Für die Schweiz präsentiert Segelohrschwuppe Michael von der Heide im Goldlaméjäckchen eine Ode an die Freuden der gelben Spielart („Il pleut de l’or“). Für Großbritannien recycelt Pop-Veteran Pete Waterman (Überlebende der Achtziger werden sich erinnern) altes Archivmaterial. Frankreich schlägt zwei Fliegen mit einer Klappe: das Dancehall-Stück „Allez! Ola! Olé!“ des Kongolesen Jessy Matador ist die Erkennungsmelodie des französischen Fernsehens zur Fußball-WM. Ein Fußballlied beim Grand Prix – so schockierend dieser Tabubruch für schwule Fans erscheint, so sehr ist hebt sich gerade dieser Titel aus dem Meer der balladesken Langeweile hervor.

Retro-Feeling in den Niederlanden

Manche Länder gehen auf die Zeitreise: die Niederlande beauftragten Vader Abraham („Das Lied der Schlümpfe“, 1977), ihren Beitrag zu schreiben. Und genau so klingt sein Drehorgelschlager „Ik ben verliefd (Sha-la-lie)“ auch. Irland grub seine Siegerin von 1993, Niamh Kavanagh, wieder aus und schickt die mittlerweile etwas schabrackig Aussehende mit einer Neuauflage des Titanic-Titelliedes in die Schlacht. Slowenien bietet eine Kreuzung aus Achtziger-Haarrock und den Original Oberkrainern. Spanien kommt mit einer (allerdings sehr charmanten) Neubearbeitung des deutschen Beitrags von 1969, „Primaballerina“.

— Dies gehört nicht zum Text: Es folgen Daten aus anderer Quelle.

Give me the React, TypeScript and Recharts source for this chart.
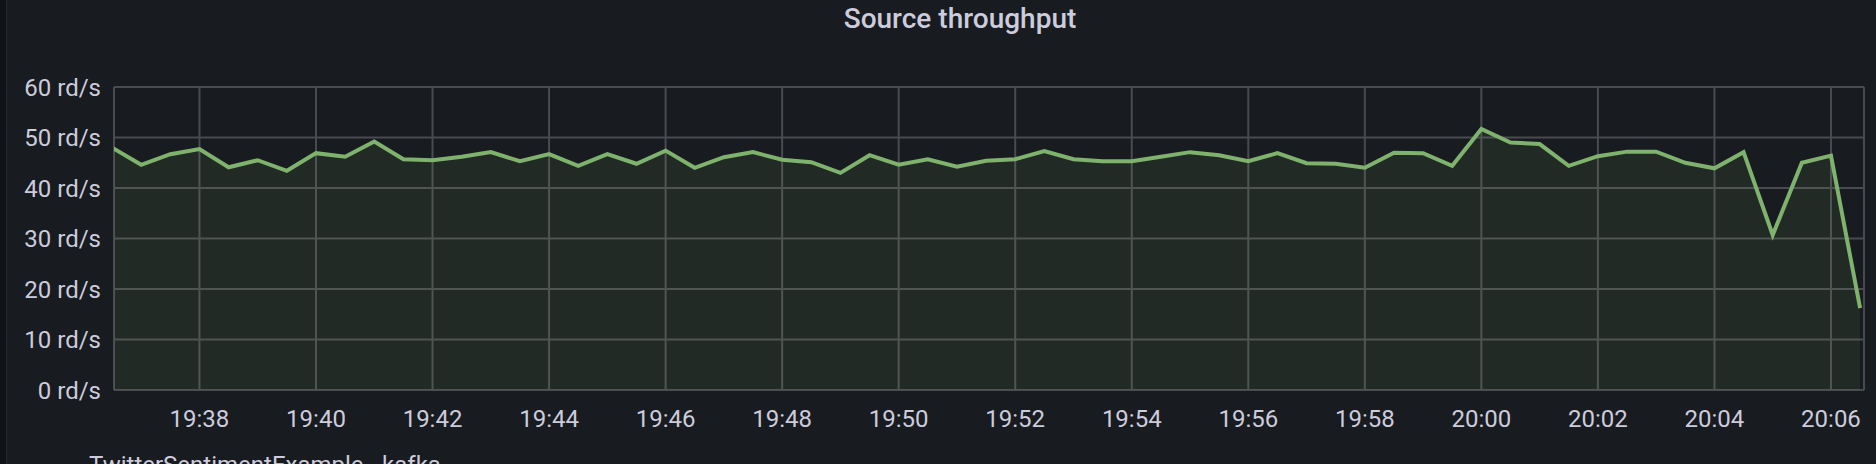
import React from 'react';
import { AreaChart, Area, XAxis, YAxis, CartesianGrid } from 'recharts';

// samples every 30s starting at START
const START = '19:36:30';
const STEP_SECONDS = 30;
const throughput = [
  48.0, 44.6, 46.7, 47.7, 44.1, 45.5, 43.4, 46.9, 46.2, 49.2,
  45.7, 45.5, 46.2, 47.1, 45.3, 46.7, 44.4, 46.7, 44.8, 47.4,
  44.0, 46.1, 47.1, 45.6, 45.1, 43.0, 46.5, 44.6, 45.7, 44.2,
  45.4, 45.7, 47.3, 45.7, 45.3, 45.3, 46.2, 47.1, 46.5, 45.3,
  46.9, 44.9, 44.8, 44.0, 47.0, 46.9, 44.4, 51.7, 49.0, 48.7,
  44.4, 46.3, 47.2, 47.2, 45.0, 43.9, 47.1, 30.7, 45.0, 46.4,
  16.2,
];
const timeTicks = [
  '19:38', '19:40', '19:42', '19:44', '19:46', '19:48', '19:50', '19:52',
  '19:54', '19:56', '19:58', '20:00', '20:02', '20:04', '20:06',
];
const valueTicks = [0, 10, 20, 30, 40, 50, 60];
const timeRange = ['19:36:32', '20:06:34'];
const seriesName = 'TwitterSentimentExample - kafka';

const toSec = (s: string) => {
  const [h, m, sec = '0'] = s.split(':');
  return Number(h) * 3600 + Number(m) * 60 + Number(sec);
};

const fmtTime = (t: number) => {
  const h = Math.floor(t / 3600);
  const m = Math.floor((t % 3600) / 60);
  return `${h}:${String(m).padStart(2, '0')}`;
};

const data = throughput.map((v, i) => ({ t: toSec(START) + i * STEP_SECONDS, v }));

const TEXT = '#ccccdc';
const GRID = '#494b50';
const FONT = 'Roboto, "Noto Sans", sans-serif';

export default function App() {
  return (
    <div
      style={{
        position: 'fixed',
        left: 0,
        top: 0,
        width: 1876,
        height: 464,
        background: '#181b1f',
        overflow: 'hidden',
        fontFamily: FONT,
      }}
    >
      <div style={{ position: 'absolute', left: 0, top: 0, width: 6, height: 464, background: '#111217', borderRight: '1px solid #26282c' }} />
      <div
        style={{
          position: 'absolute',
          left: 0,
          width: 1920,
          top: 5,
          textAlign: 'center',
          fontSize: 28,
          lineHeight: '28px',
          fontWeight: 500,
          color: TEXT,
        }}
      >
        Source throughput
      </div>
      <div style={{ position: 'absolute', left: 89, top: 451, fontSize: 24, color: TEXT, whiteSpace: 'nowrap' }}>
        {seriesName}
      </div>
      <div style={{ position: 'absolute', left: 0, top: 0 }}>
        <AreaChart width={1876} height={464} data={data} margin={{ top: 87, right: 12, bottom: 34, left: 0 }}>
          <CartesianGrid stroke={GRID} strokeWidth={2} />
          <XAxis
            dataKey="t"
            type="number"
            domain={timeRange.map(toSec)}
            allowDataOverflow
            ticks={timeTicks.map(toSec)}
            tickFormatter={fmtTime}
            axisLine={false}
            tickLine={false}
            tickSize={0}
            tickMargin={20}
            height={40}
            tick={{ fill: TEXT, fontSize: 24, fontFamily: FONT }}
          />
          <YAxis
            domain={[0, 60]}
            ticks={valueTicks}
            tickFormatter={(v: number) => `${v} rd/s`}
            axisLine={false}
            tickLine={false}
            tickSize={0}
            tickMargin={13}
            width={114}
            tick={{ fill: TEXT, fontSize: 24, fontFamily: FONT }}
          />
          <Area
            type="linear"
            dataKey="v"
            name={seriesName}
            stroke="#7eb26d"
            strokeWidth={4}
            fill="#7eb26d"
            fillOpacity={0.1}
            dot={false}
            activeDot={false}
            isAnimationActive={false}
          />
        </AreaChart>
      </div>
    </div>
  );
}
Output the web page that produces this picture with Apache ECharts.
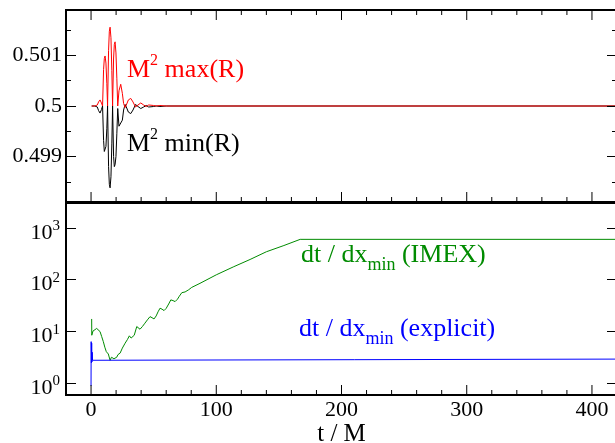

Und so könnte der Sieger diesmal aus den Reihen der alten oder der neuen „Big Four“ (Türkei, Griechenland, Armenien und Aserbaidschan, die sich – der Diaspora sei Dank – stets für die Endrunde qualifizieren, und wenn sie einen Besen auf die Bühne stellten), kommen. Eva Rivas, die singende armenische Erika Steinbach, trägt mit „Apricot Stone“ eine wehmütige Ode ans heimische Nationalobst vor, das heute hauptsächlich in von der Türkei okkupierten Gebieten angebaut wird.

Der Erdölstaat Aserbaidschan, so verzweifelt auf Sieg aus wie zuletzt Russland, balgt sich unterdessen bei den Buchmachern mit Deutschland um die Favoritenrolle. Mit Deutschland? Jawohl, denn Lena Meyer-Landruts verspieltes „Satellite“ gehört neben „Drip Drop“ (Aserbaidschan), „We could be the same“ (Türkei) und „Allez! Ola! Olé!“ zu den wenigen Beiträgen, die wenigstens entfernt etwas mit dem Popgeschehen des aktuellen Jahrtausends zu tun haben.

Eurovision Song Contest 2010
1. Qualifikationsrunde: Di, 25.5., 21 Uhr (Deutschland ist stimmberechtigt)
2. Qualifikationsrunde: Do, 27.5., 21 Uhr
Finale: Sa, 29.5., 21 Uhr in der ARD.